Secondly,since this article was written, there appears to have been a dip in violence. Has the Maysan operation yielded effective results?
Also, the apparent arrest of an Al Qaeda assassination cell in Baghdad is encouraging.

And two days ago, AQI issued a desperate on-line plea for funds, while debate raged in Iran over the wisdom of supporting "Special Groups."

My point? Let's not jump ship just yet. It doesn't have to cost another half trillion dollars.

There have also been some notable prosecutions and uncovering of corruption recently - Hopefully the abolishment of Article 136 B of the Iraqi criminal code in april is the reason for this. If so, it will be an Iraqi led success.

There is no question that the ISF are improving. Perhaps State Department really can assist in improving Iraqi rule of law (the DoS effort so far has had hugely mixed results from lamentable to commendable)

If we can still assist the Iraqis (we can, and still do) and if for example, the Green Berets have been a factor in the recent southern Iraq operations (which I believe is correct) then in regards to Motorfireboxs' point: We CAN fix countries in the middle east. But as time goes by, the ratio that THEY have to fix increases.

I believe in the end there is a sustainable way we can continue to help the Iraq project. Perhaps SF and INTEL assistance will be a big component, as well as continued assistance to the GOI. It doesn't have to involve a division of troops, or "militarism run amok" as Gian Gentile recently said.

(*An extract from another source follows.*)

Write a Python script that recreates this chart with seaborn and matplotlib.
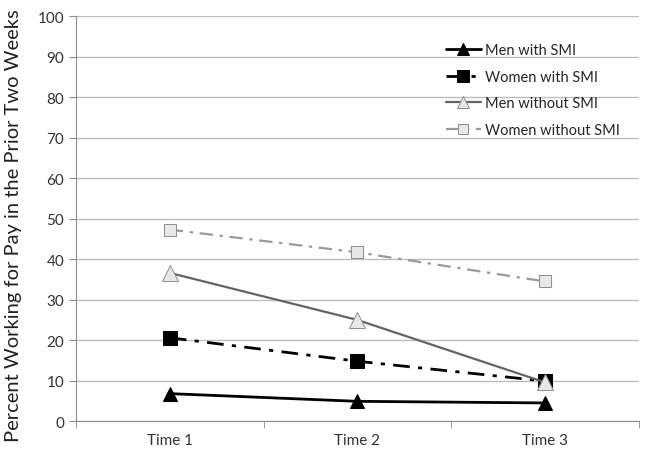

Now, if we can find that way, I think it would make sense to pursue it with vigour: not until we see our "mission accomplished" moment, but to the point where we watch them find that for themselves.

ps... on another note, foreign investment in Iraq this year is predicted to hit the equivalent of around 90 billion US dollars.

I wonder what it would be if Saddam were still in power...

I think the most important step is deciding where our responsibility ends. Iraq was plagued by violence even under the rule of a regime that was more than happy to gas its own citizens on the theory that the peace of the grave is still peace. At some point, we have to recognize that a large portion of the violence in the region is inherent to the region--not something we can "fix".

To the extent that we ever had any responsibilities in Iraq, they were discharged years ago.